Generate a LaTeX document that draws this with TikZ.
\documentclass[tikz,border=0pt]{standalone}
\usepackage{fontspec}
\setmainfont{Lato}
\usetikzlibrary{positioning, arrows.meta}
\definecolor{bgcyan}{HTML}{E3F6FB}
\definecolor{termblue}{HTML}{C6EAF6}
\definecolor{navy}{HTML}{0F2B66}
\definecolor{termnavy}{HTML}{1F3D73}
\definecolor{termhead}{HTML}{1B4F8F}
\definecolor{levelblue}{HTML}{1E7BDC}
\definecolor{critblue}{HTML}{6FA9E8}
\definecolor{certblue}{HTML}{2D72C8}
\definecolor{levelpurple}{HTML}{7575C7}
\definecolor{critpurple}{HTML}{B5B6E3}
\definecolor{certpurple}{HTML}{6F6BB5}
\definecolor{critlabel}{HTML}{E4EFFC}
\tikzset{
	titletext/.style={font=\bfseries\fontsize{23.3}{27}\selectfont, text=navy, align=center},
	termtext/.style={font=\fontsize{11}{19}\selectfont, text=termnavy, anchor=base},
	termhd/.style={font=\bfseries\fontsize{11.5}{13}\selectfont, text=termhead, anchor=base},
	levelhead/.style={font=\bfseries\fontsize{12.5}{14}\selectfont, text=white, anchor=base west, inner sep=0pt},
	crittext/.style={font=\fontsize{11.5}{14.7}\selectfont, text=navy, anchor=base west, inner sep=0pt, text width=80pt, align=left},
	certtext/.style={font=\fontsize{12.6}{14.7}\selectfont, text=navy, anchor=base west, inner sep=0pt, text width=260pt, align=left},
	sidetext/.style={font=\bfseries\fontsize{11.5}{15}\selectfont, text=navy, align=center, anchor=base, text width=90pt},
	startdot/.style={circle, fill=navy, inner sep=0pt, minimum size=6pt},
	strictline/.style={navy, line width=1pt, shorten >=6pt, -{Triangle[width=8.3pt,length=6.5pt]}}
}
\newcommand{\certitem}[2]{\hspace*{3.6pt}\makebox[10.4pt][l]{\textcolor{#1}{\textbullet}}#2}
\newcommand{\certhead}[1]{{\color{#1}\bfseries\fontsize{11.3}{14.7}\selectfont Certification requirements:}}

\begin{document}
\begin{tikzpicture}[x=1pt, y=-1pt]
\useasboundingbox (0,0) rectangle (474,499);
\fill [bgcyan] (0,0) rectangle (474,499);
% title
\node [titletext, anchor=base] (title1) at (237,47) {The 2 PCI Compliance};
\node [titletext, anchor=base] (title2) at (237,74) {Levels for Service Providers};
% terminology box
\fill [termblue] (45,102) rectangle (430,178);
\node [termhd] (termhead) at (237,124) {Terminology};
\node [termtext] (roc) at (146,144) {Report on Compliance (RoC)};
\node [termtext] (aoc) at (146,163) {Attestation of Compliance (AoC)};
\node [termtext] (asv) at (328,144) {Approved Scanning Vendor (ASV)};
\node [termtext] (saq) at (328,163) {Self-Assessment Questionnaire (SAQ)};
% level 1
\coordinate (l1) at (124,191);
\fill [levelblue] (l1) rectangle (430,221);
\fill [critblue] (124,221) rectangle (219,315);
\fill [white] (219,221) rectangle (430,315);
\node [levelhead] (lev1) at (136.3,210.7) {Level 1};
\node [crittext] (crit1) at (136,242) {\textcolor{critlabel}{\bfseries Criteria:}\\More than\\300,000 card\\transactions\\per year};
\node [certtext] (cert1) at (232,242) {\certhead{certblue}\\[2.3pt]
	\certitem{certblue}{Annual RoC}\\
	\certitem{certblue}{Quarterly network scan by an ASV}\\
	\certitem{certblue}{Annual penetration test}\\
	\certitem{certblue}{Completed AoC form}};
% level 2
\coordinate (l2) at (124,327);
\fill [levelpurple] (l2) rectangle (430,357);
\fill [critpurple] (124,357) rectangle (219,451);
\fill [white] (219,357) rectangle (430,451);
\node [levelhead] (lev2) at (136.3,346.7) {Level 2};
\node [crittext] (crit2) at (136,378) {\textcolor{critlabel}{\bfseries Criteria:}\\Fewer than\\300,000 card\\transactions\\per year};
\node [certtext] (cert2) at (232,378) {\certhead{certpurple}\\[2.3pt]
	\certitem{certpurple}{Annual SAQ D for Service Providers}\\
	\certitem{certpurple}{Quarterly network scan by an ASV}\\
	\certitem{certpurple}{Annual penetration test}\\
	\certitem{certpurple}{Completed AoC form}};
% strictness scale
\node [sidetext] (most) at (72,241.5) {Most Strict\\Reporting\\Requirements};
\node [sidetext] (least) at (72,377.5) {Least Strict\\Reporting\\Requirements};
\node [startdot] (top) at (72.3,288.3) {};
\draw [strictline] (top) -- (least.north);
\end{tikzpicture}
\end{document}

* _Task_
Retype the whole listing, matching it exactly.

* _Result below_
Generate a LaTeX document that draws this with TikZ.
\documentclass[tikz,border=0pt]{standalone}
\usepackage{fontspec}
\setmainfont{Lato}
\usetikzlibrary{positioning, arrows.meta}
\definecolor{bgcyan}{HTML}{E3F6FB}
\definecolor{termblue}{HTML}{C6EAF6}
\definecolor{navy}{HTML}{0F2B66}
\definecolor{termnavy}{HTML}{1F3D73}
\definecolor{termhead}{HTML}{1B4F8F}
\definecolor{levelblue}{HTML}{1E7BDC}
\definecolor{critblue}{HTML}{6FA9E8}
\definecolor{certblue}{HTML}{2D72C8}
\definecolor{levelpurple}{HTML}{7575C7}
\definecolor{critpurple}{HTML}{B5B6E3}
\definecolor{certpurple}{HTML}{6F6BB5}
\definecolor{critlabel}{HTML}{E4EFFC}
\tikzset{
	titletext/.style={font=\bfseries\fontsize{23.3}{27}\selectfont, text=navy, align=center},
	termtext/.style={font=\fontsize{11}{19}\selectfont, text=termnavy, anchor=base},
	termhd/.style={font=\bfseries\fontsize{11.5}{13}\selectfont, text=termhead, anchor=base},
	levelhead/.style={font=\bfseries\fontsize{12.5}{14}\selectfont, text=white, anchor=base west, inner sep=0pt},
	crittext/.style={font=\fontsize{11.5}{14.7}\selectfont, text=navy, anchor=base west, inner sep=0pt, text width=80pt, align=left},
	certtext/.style={font=\fontsize{12.6}{14.7}\selectfont, text=navy, anchor=base west, inner sep=0pt, text width=260pt, align=left},
	sidetext/.style={font=\bfseries\fontsize{11.5}{15}\selectfont, text=navy, align=center, anchor=base, text width=90pt},
	startdot/.style={circle, fill=navy, inner sep=0pt, minimum size=6pt},
	strictline/.style={navy, line width=1pt, shorten >=6pt, -{Triangle[width=8.3pt,length=6.5pt]}}
}
\newcommand{\certitem}[2]{\hspace*{3.6pt}\makebox[10.4pt][l]{\textcolor{#1}{\textbullet}}#2}
\newcommand{\certhead}[1]{{\color{#1}\bfseries\fontsize{11.3}{14.7}\selectfont Certification requirements:}}

\begin{document}
\begin{tikzpicture}[x=1pt, y=-1pt]
\useasboundingbox (0,0) rectangle (474,499);
\fill [bgcyan] (0,0) rectangle (474,499);
% title
\node [titletext, anchor=base] (title1) at (237,47) {The 2 PCI Compliance};
\node [titletext, anchor=base] (title2) at (237,74) {Levels for Service Providers};
% terminology box
\fill [termblue] (45,102) rectangle (430,178);
\node [termhd] (termhead) at (237,124) {Terminology};
\node [termtext] (roc) at (146,144) {Report on Compliance (RoC)};
\node [termtext] (aoc) at (146,163) {Attestation of Compliance (AoC)};
\node [termtext] (asv) at (328,144) {Approved Scanning Vendor (ASV)};
\node [termtext] (saq) at (328,163) {Self-Assessment Questionnaire (SAQ)};
% level 1
\coordinate (l1) at (124,191);
\fill [levelblue] (l1) rectangle (430,221);
\fill [critblue] (124,221) rectangle (219,315);
\fill [white] (219,221) rectangle (430,315);
\node [levelhead] (lev1) at (136.3,210.7) {Level 1};
\node [crittext] (crit1) at (136,242) {\textcolor{critlabel}{\bfseries Criteria:}\\More than\\300,000 card\\transactions\\per year};
\node [certtext] (cert1) at (232,242) {\certhead{certblue}\\[2.3pt]
	\certitem{certblue}{Annual RoC}\\
	\certitem{certblue}{Quarterly network scan by an ASV}\\
	\certitem{certblue}{Annual penetration test}\\
	\certitem{certblue}{Completed AoC form}};
% level 2
\coordinate (l2) at (124,327);
\fill [levelpurple] (l2) rectangle (430,357);
\fill [critpurple] (124,357) rectangle (219,451);
\fill [white] (219,357) rectangle (430,451);
\node [levelhead] (lev2) at (136.3,346.7) {Level 2};
\node [crittext] (crit2) at (136,378) {\textcolor{critlabel}{\bfseries Criteria:}\\Fewer than\\300,000 card\\transactions\\per year};
\node [certtext] (cert2) at (232,378) {\certhead{certpurple}\\[2.3pt]
	\certitem{certpurple}{Annual SAQ D for Service Providers}\\
	\certitem{certpurple}{Quarterly network scan by an ASV}\\
	\certitem{certpurple}{Annual penetration test}\\
	\certitem{certpurple}{Completed AoC form}};
% strictness scale
\node [sidetext] (most) at (72,241.5) {Most Strict\\Reporting\\Requirements};
\node [sidetext] (least) at (72,377.5) {Least Strict\\Reporting\\Requirements};
\node [startdot] (top) at (72.3,288.3) {};
\draw [strictline] (top) -- (least.north);
\end{tikzpicture}
\end{document}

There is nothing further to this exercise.